Robison rejects plea offer for alleged sex crimes

A Bowling Green man accused of sexual misconduct and practicing medicine without a license has refused a plea offer and the case is going to trial.

William Van Robison, 69, appeared Friday in the courtroom of Wood County Common Pleas Judge Joel Kuhlman.

Special Prosecutor Drew Wood said that if Robison pleaded guilty to one gross sexual imposition charge for each of two victims, the state would dismiss the remaining charges.

Both charges are fourth-degree felonies.

Robison rejected that offer.

He was indicted in October 2021 for practicing medicine without a license, a fifth-degree felony; two counts sexual battery, both third-degree felonies; gross sexual imposition, a fourth-degree felony; and sexual imposition, a third-degree misdemeanor.

From June 1, 2015, to Dec. 31, 2017, Robison allegedly practiced medicine and surgery, or any of its branches, without the appropriate license or certificate from the state medical board; opened an office for such practice; or practiced medicine or surgery after his license had been revoked or suspended.

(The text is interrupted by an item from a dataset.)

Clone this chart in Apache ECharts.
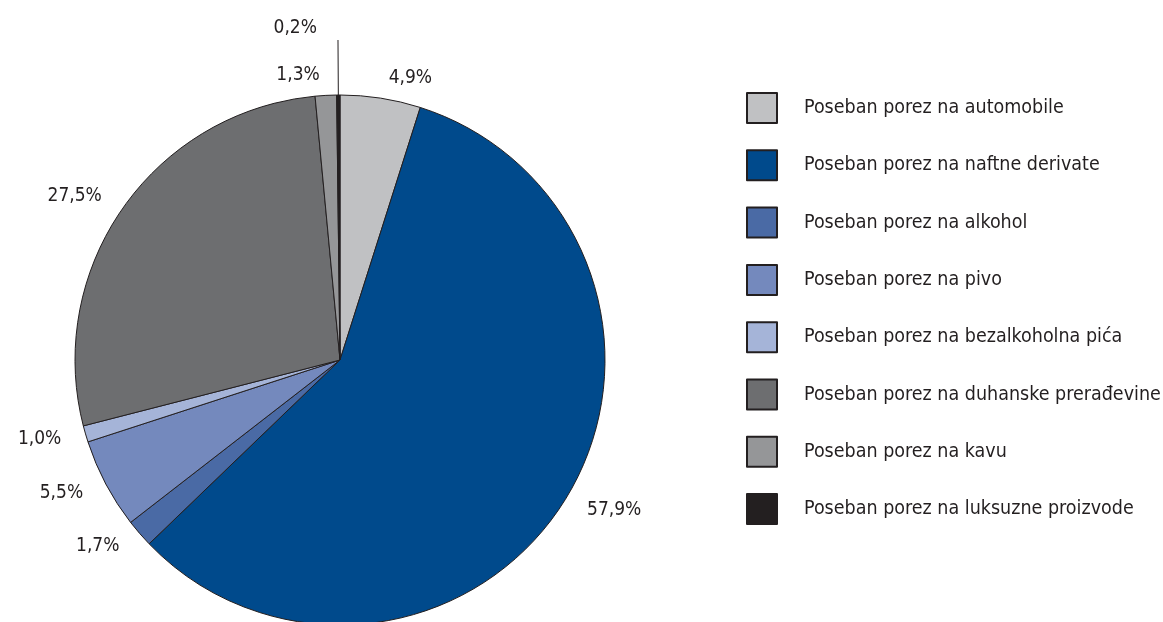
<!DOCTYPE html>
<html>
<head>
<meta charset="utf-8">
<script src="https://cdn.jsdelivr.net/npm/echarts@6/dist/echarts.min.js"></script>
<style>
  html, body { margin: 0; padding: 0; background: #fff; }
  #chart { width: 1163px; height: 622px; }
</style>
</head>
<body>
<div id="chart"></div>
<script>
// kategorije i udjeli (%)
var categories = [
  'Poseban porez na automobile',
  'Poseban porez na naftne derivate',
  'Poseban porez na alkohol',
  'Poseban porez na pivo',
  'Poseban porez na bezalkoholna pića',
  'Poseban porez na duhanske prerađevine',
  'Poseban porez na kavu',
  'Poseban porez na luksuzne proizvode'
];
var shares = [4.9, 57.9, 1.7, 5.5, 1.0, 27.5, 1.3, 0.2];
var colors = ['#c0c1c3', '#004a8c', '#4a6aa5', '#7489bd', '#a5b4d8', '#6d6e70', '#959698', '#231f20'];

var font = "'DejaVu Sans Condensed', 'Liberation Sans', sans-serif";
var last = shares.length - 1;

var data = categories.map(function(name, i) {
  var item = {
    name: name,
    value: shares[i],
    itemStyle: { color: colors[i] }
  };
  // najmanji udio ima vodilicu prema gore
  if (i === last) {
    item.labelLine = { show: true, length: 55, length2: 0, lineStyle: { color: '#231f20', width: 1 } };
    item.label = { padding: [0, 16, 0, 0], lineHeight: 24 };
  }
  return item;
});

var myChart = echarts.init(document.getElementById('chart'));
myChart.setOption({
  backgroundColor: '#ffffff',
  animation: false,
  legend: {
    orient: 'vertical',
    left: 746,
    top: 92,
    padding: 0,
    itemWidth: 30,
    itemHeight: 30,
    itemGap: 25.3,
    icon: 'rect',
    data: categories,
    textStyle: {
      fontFamily: font,
      fontSize: 19.5,
      color: '#231f20',
      padding: [0, 0, 0, 22]
    }
  },
  series: [{
    type: 'pie',
    center: [340, 360],
    radius: 265,
    startAngle: 90,
    clockwise: true,
    avoidLabelOverlap: false,
    itemStyle: { borderColor: '#231f20', borderWidth: 1 },
    emphasis: { disabled: true },
    label: {
      show: true,
      position: 'outside',
      fontFamily: font,
      fontSize: 19,
      color: '#231f20',
      formatter: function(p) {
        var txt = p.value.toFixed(1).replace('.', ',') + '%';
        return p.dataIndex === last ? txt + '\n' : txt;
      }
    },
    labelLine: { show: false, length: 20, length2: 0 },
    data: data
  }]
});
</script>
</body>
</html>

Robison has operated Myo-Fit Pain Management on North Main Street for a number of years. He reportedly advertised that he is a licensed massage therapist and certified manual trigger point therapist.

During that same time, Robison is accused of engaging in sexual conduct twice with a person he knew whose ability to appraise the nature of or control her conduct was substantially impaired; causing another to have sexual contact with him by purposely compelling that person to submit by force or threat of force; and having sexual contact with another knowing that contact was offensive or reckless.

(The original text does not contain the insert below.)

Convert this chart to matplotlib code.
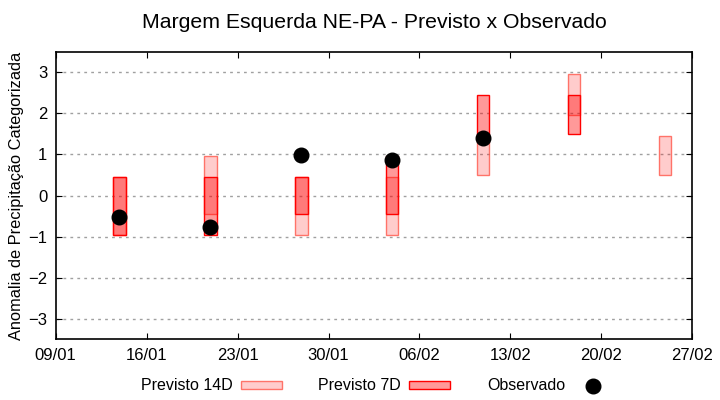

Robison was indicted again in February for two counts sexual battery, both third-degree felonies.

The new charges state that on Jan. 1, 2008, and again from Jan. 8, 2008, to Dec. 31, 2010, he allegedly engaged in sexual conduct while knowing the victim’s ability to know what was going on was substantially impaired.

In May, Robison had rejected the state’s offer for a guilty plea to a sex offense.

Wood, who is an associate assistant to Ohio’s attorney general, requested the two cases be joined for purpose of trial.

“Essentially, the two cases have the same act,” Wood said. “He was disguising sexual assault as massage therapy.”

The two cases, each with its own alleged victim, will be the same, with jurors being asked to determine legitimate medical therapy versus sexual assault, Wood said.

Defense attorney Sara Roller did not object to the motion.

“He wants to get this done,” she said about her client.

Roller replaced Scott Coon, who in August had asked to be removed as Robison’s attorney.

Kuhlman granted the motion to combine the cases.

A jury trial has been scheduled for Feb. 6-10.